Egypt played an important part behind the scenes in the PLO's historic decision in late 1988 to seek a negotiated peace with Israel, and it has worked closely with Washington to get Palestinians and Israelis to the negotiating table. Those efforts, already bogged down before the crisis, will someday need to be renewed. Egypt be able to play the role it is uniquely positioned to fulfill as an Arab country in good standing with most of the Arab world and the only one having relations with Israel.

All this justifies us in continuing to help Egypt cope with the severe economic problems it faces, including its heavy foreign debt repayment burden. Egypt's economic problems have been compounded by reductions in foreign exchange earnings attributable to the present emergency. These are due principally to a decline in remittances from the million or more Egyptians working in Iraq and Kuwait who are leaving by the hundreds of thousands and also to declines in Suez Canal tolls and tourism revenues.
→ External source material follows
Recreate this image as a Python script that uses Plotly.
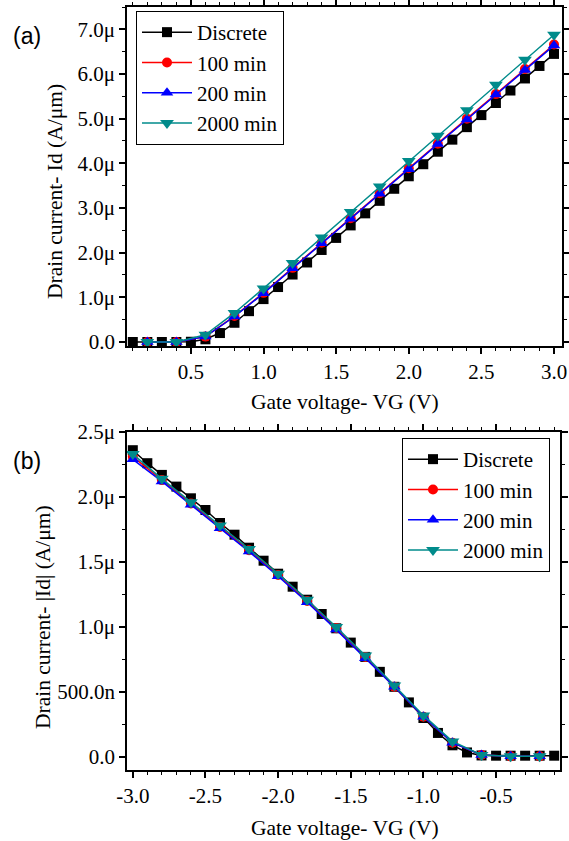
import plotly.graph_objects as go

# ---------------- data (values in µA/µm) ----------------
# (a) n-type: Id vs VG
vg_a_discrete = [0.1, 0.2, 0.3, 0.4, 0.5, 0.6, 0.7, 0.8, 0.9, 1.0, 1.1, 1.2, 1.3, 1.4, 1.5,
                 1.6, 1.7, 1.8, 1.9, 2.0, 2.1, 2.2, 2.3, 2.4, 2.5, 2.6, 2.7, 2.8, 2.9, 3.0]
id_a_discrete = [0.0, 0.0, 0.0, 0.0, 0.005, 0.06, 0.2, 0.43, 0.69, 0.96, 1.23, 1.51, 1.78, 2.06, 2.33,
                 2.61, 2.88, 3.16, 3.43, 3.71, 3.98, 4.26, 4.53, 4.81, 5.08, 5.35, 5.63, 5.90, 6.18, 6.45]
vg_a = [0.2, 0.4, 0.6, 0.8, 1.0, 1.2, 1.4, 1.6, 1.8, 2.0, 2.2, 2.4, 2.6, 2.8, 3.0]
id_a_100 = [0.0, 0.0, 0.12, 0.58, 1.10, 1.66, 2.22, 2.77, 3.33, 3.89, 4.44, 5.00, 5.55, 6.11, 6.66]
id_a_200 = [0.0, 0.0, 0.12, 0.57, 1.09, 1.65, 2.21, 2.76, 3.32, 3.87, 4.43, 4.98, 5.54, 6.09, 6.64]
id_a_2000 = [0.0, 0.0, 0.16, 0.65, 1.20, 1.77, 2.34, 2.91, 3.48, 4.05, 4.62, 5.19, 5.76, 6.32, 6.88]

# (b) p-type: |Id| vs VG
vg_b_discrete = [-3.0, -2.9, -2.8, -2.7, -2.6, -2.5, -2.4, -2.3, -2.2, -2.1, -2.0, -1.9, -1.8, -1.7, -1.6,
                 -1.5, -1.4, -1.3, -1.2, -1.1, -1.0, -0.9, -0.8, -0.7, -0.6, -0.5, -0.4, -0.3, -0.2, -0.1]
id_b_discrete = [2.36, 2.26, 2.17, 2.08, 1.99, 1.90, 1.80, 1.71, 1.61, 1.51, 1.41, 1.31, 1.21, 1.10, 0.99,
                 0.88, 0.77, 0.655, 0.54, 0.42, 0.30, 0.185, 0.09, 0.035, 0.012, 0.01, 0.01, 0.01, 0.01, 0.01]
vg_b = [-3.0, -2.8, -2.6, -2.4, -2.2, -2.0, -1.8, -1.6, -1.4, -1.2, -1.0, -0.8, -0.6, -0.4, -0.2]
id_b_100 = [2.31, 2.13, 1.95, 1.77, 1.59, 1.40, 1.20, 0.99, 0.77, 0.54, 0.31, 0.11, 0.015, 0.005, 0.005]
id_b_200 = [2.29, 2.12, 1.94, 1.76, 1.58, 1.39, 1.19, 0.98, 0.76, 0.54, 0.31, 0.11, 0.015, 0.005, 0.005]
id_b_2000 = [2.33, 2.14, 1.96, 1.78, 1.60, 1.41, 1.21, 1.00, 0.78, 0.55, 0.32, 0.12, 0.015, 0.005, 0.005]

series_names = ["Discrete", "100 min", "200 min", "2000 min"]

# tick labels
ytick_a_vals = [0, 1, 2, 3, 4, 5, 6, 7]
ytick_a_text = ["0.0", "1.0μ", "2.0μ", "3.0μ", "4.0μ", "5.0μ", "6.0μ", "7.0μ"]
xtick_a_vals = [0.5, 1.0, 1.5, 2.0, 2.5, 3.0]
xtick_a_text = ["0.5", "1.0", "1.5", "2.0", "2.5", "3.0"]
ytick_b_vals = [0, 0.5, 1.0, 1.5, 2.0, 2.5]
ytick_b_text = ["0.0", "500.0n", "1.0μ", "1.5μ", "2.0μ", "2.5μ"]
xtick_b_vals = [-3.0, -2.5, -2.0, -1.5, -1.0, -0.5]
xtick_b_text = ["-3.0", "-2.5", "-2.0", "-1.5", "-1.0", "-0.5"]

# ---------------- styling ----------------
W, H = 569, 841
SERIF = "Liberation Serif, Times New Roman, serif"
colors = ["#000000", "#FF0000", "#0000FF", "#008B8B"]
symbols = ["square", "circle", "triangle-up", "triangle-down"]
msizes = [10, 10, 11, 12]

fig = go.Figure()

def add_series(xs_list, ys_list, xaxis, yaxis, legend, show):
    for i, (xs, ys) in enumerate(zip(xs_list, ys_list)):
        fig.add_trace(go.Scatter(
            x=xs, y=ys, mode="lines+markers", name=series_names[i],
            line=dict(color=colors[i], width=1.5),
            marker=dict(symbol=symbols[i], size=msizes[i], color=colors[i], line=dict(width=0)),
            xaxis=xaxis, yaxis=yaxis, legend=legend, showlegend=show))

add_series([vg_a_discrete, vg_a, vg_a, vg_a], [id_a_discrete, id_a_100, id_a_200, id_a_2000],
           "x", "y", "legend", True)
add_series([vg_b_discrete, vg_b, vg_b, vg_b], [id_b_discrete, id_b_100, id_b_200, id_b_2000],
           "x2", "y2", "legend2", True)

def px_x(p):
    return p / W

def px_y(p):
    return 1 - p / H

axis_common = dict(showline=True, linecolor="black", linewidth=1.5, mirror="ticks",
                   ticks="outside", ticklen=6, tickwidth=1.5, tickcolor="black",
                   showgrid=False, zeroline=False, automargin=False,
                   tickfont=dict(family=SERIF, size=21, color="black"))

minor_common = dict(tickmode="linear", tick0=0, ticklen=3.5, tickwidth=1.2,
                    tickcolor="black", ticks="outside")

fig.update_layout(
    template="none",
    width=W, height=H, margin=dict(l=0, r=0, t=0, b=0, autoexpand=False),
    paper_bgcolor="white", plot_bgcolor="white",
    font=dict(family=SERIF, size=21, color="black"),
    xaxis=dict(domain=[px_x(127), px_x(562)], anchor="y", range=[0.06, 3.055],
               tickmode="array", tickvals=xtick_a_vals, ticktext=xtick_a_text,
               minor=dict(dtick=0.1, **minor_common), **axis_common),
    yaxis=dict(domain=[px_y(346), px_y(7)], anchor="x", range=[-0.09, 7.5],
               tickmode="array", tickvals=ytick_a_vals, ticktext=ytick_a_text,
               minor=dict(dtick=0.5, **minor_common), **axis_common),
    xaxis2=dict(domain=[px_x(127), px_x(560)], anchor="y2", range=[-3.04, -0.06],
                tickmode="array", tickvals=xtick_b_vals, ticktext=xtick_b_text,
                minor=dict(dtick=0.1, **minor_common), **axis_common),
    yaxis2=dict(domain=[px_y(770), px_y(432)], anchor="x2", range=[-0.1, 2.5],
                tickmode="array", tickvals=ytick_b_vals, ticktext=ytick_b_text,
                minor=dict(dtick=0.25, **minor_common), **axis_common),
    legend=dict(x=px_x(136), y=px_y(11), xanchor="left", yanchor="top",
                bordercolor="black", borderwidth=1, bgcolor="white",
                font=dict(family=SERIF, size=21, color="black"), itemwidth=50,
                tracegroupgap=0),
    legend2=dict(x=px_x(402), y=px_y(438), xanchor="left", yanchor="top",
                 bordercolor="black", borderwidth=1, bgcolor="white",
                 font=dict(family=SERIF, size=21, color="black"), itemwidth=50,
                 tracegroupgap=0),
)

ann_font = dict(family=SERIF, size=21.5, color="black")
annotations = [
    dict(text="Drain current- Id (A/μm)", x=px_x(55), y=px_y(192), textangle=-90),
    dict(text="Drain current- |Id| (A/μm)", x=px_x(43), y=px_y(617), textangle=-90),
    dict(text="Gate voltage- VG (V)", x=px_x(344.5), y=px_y(402)),
    dict(text="Gate voltage- VG (V)", x=px_x(344.5), y=px_y(828)),
]
for a in annotations:
    fig.add_annotation(xref="paper", yref="paper", xanchor="center", yanchor="middle",
                       showarrow=False, font=ann_font, **a)

lab_font = dict(family="Liberation Sans, Arial, sans-serif", size=23, color="black")
fig.add_annotation(text="(a)", x=px_x(27), y=px_y(36), xref="paper", yref="paper",
                   xanchor="center", yanchor="middle", showarrow=False, font=lab_font)
fig.add_annotation(text="(b)", x=px_x(27), y=px_y(461), xref="paper", yref="paper",
                   xanchor="center", yanchor="middle", showarrow=False, font=lab_font)

fig.write_html("out.html",
               config={"displayModeBar": False},
               post_script="document.body.style.margin='0';document.body.style.padding='0';"
                           "document.body.style.overflow='hidden';")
These constitute three of Egypt's four main sources of foreign exchange. As a modest exporter of oil, Egypt will benefit from the increase in oil prices, but such gains fall far short of offsetting losses on other accounts. Egypt faces the problem of absorbing the sudden influx of masses of returning workers in an already saturated labor market.

It is against this background that one must view President Bush's decision to write off $7 billion of Egypt's $12 billion debt to the United States. However frustrating this may be for those who are seeking to cope with our own fiscal problems and running short of patience with Egypt's seemingly endless need for economic assistance, it is incumbent on Egypt's friends to help cushion the economic pressures on Cairo. Given Egypt's pivotal role in the current struggle, whose outcome may well determine the future of the Middle East for many years to come, there can be no higher priority than ensuring that the Egyptian leadership retains the domestic support necessary to stay on its present course. When all is said and done, this is what our massive investment in the U.S.-Egyptian relationship over the past decade has been about.

The writer is a former American ambassador to Egypt.